Provide your seedlings with the appropriate size pot. Check your seedling’s roots. If they are coming out the bottom of the container or have started wrapping themselves around the root ball, pot them up to the next size container. If you leave them in the small container for too long, it may stunt their growth. Recovery is not always possible.
- Fertilize your plants after they’ve developed their second set of true leaves – Once your seedlings have developed their second set of true leaves, they are ready for a weekly fertilizer. Use a light strength all-purpose fertilizer. Dilute it in a watering can based on the instructions of the fertilizer bottle. Ensure the liquid runs out the bottom of your pots when fertilizing, or it may burn your plant’s roots. I prefer to use a fish emulsion, since it is gentle on the seedlings. Fertilizing isn’t a must, however. I often skip this step and only fertilize if my seedlings show signs of needing an added boost.
- Keep the room at a constant temperature of at least 21 celsius/70 fahrenheit – Although cool-season vegetables will germinate at a lower temperature, the ideal indoor temperature is 21 celsius. Cooler temperatures may stunt the growth of delicate seedlings and even damage them. If temperature drops below 8 celsius/46 fahrenheit, plants will stop growing. Once they react to the lower temperatures, it is often difficult for them to recover.

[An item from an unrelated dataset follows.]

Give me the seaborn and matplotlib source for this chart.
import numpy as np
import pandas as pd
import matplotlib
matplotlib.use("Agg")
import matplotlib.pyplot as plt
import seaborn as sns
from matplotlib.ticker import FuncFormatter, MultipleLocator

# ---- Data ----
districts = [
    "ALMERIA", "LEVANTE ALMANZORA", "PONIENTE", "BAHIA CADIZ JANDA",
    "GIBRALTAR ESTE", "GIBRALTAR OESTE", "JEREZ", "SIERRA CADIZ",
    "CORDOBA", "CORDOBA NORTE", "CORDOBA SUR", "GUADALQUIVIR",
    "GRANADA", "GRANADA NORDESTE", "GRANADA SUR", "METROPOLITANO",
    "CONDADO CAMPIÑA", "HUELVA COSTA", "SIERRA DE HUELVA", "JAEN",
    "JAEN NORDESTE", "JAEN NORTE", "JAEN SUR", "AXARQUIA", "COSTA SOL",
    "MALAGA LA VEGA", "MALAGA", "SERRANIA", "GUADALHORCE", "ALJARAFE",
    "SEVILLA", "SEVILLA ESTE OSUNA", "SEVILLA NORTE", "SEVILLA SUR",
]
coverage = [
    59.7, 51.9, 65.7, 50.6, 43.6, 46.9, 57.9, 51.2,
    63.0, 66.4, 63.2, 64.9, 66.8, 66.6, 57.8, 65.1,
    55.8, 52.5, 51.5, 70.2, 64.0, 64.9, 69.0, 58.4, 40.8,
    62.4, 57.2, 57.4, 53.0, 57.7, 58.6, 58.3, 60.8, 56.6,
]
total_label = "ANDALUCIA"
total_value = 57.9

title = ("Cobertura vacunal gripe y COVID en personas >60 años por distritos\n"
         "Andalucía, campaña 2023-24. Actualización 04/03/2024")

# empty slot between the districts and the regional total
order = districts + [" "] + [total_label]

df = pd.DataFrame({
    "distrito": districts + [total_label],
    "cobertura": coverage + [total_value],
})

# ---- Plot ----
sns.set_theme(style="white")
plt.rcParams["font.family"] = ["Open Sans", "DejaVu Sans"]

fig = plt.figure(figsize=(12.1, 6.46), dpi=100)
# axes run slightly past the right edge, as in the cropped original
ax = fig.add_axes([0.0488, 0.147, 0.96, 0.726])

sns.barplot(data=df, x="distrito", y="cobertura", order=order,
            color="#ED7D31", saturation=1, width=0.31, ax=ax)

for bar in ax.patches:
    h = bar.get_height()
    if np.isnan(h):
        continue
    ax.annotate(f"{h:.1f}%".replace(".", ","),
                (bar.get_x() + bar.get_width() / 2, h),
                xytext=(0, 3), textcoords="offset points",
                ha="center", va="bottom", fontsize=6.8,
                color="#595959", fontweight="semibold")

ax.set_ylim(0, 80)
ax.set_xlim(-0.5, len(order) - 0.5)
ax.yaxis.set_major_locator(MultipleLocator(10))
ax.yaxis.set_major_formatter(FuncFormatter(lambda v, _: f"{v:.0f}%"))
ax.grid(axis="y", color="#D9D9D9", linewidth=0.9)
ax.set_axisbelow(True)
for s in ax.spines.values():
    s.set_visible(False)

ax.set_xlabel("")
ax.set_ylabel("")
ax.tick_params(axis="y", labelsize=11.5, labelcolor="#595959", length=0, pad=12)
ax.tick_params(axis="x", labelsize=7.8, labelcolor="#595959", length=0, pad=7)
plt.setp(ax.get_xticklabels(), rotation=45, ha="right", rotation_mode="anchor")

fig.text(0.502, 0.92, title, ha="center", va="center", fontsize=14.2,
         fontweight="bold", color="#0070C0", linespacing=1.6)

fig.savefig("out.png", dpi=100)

- Label all your seedlings – Be sure to label all your seedlings. No matter how excellent your memory, it is very easy to forget exactly what you planted in each tray and many seedlings look similar, especially if they belong to the same plant family. Labelling them will make it easier for you to properly care for your seedlings.
- Don’t take on or start too many seeds – Only start what you can handle. It is very tempting to start everything you like, but keep in mind where you will plant them all. It is very easy to run out of space under your grow lights and in your garden. Also, the more seedlings you start, the more work you will have in watering them. This may cause you to become frustrated and regret taking on all that you have. This leads me to my last point…
- Don’t give up on your seedlings – Frustration may lead you to giving up on your seedlings. Don’t give up after all the work you put into starting them. A little patience will reward you at the end. There is nothing like the taste of homegrown veggies!
These 10 steps will arm you with what you need to maintain and grow the healthiest seedlings. We all have failures and some can’t be explained. That’s ok. If you have enough variety, you should have enough seedlings to balance out the ones that didn’t make it. Just keep trying each year and don’t give up. With trial and error comes experience, and experience leads to confidence. In the end, you will be rewarded with the most delicious homegrown vegetables.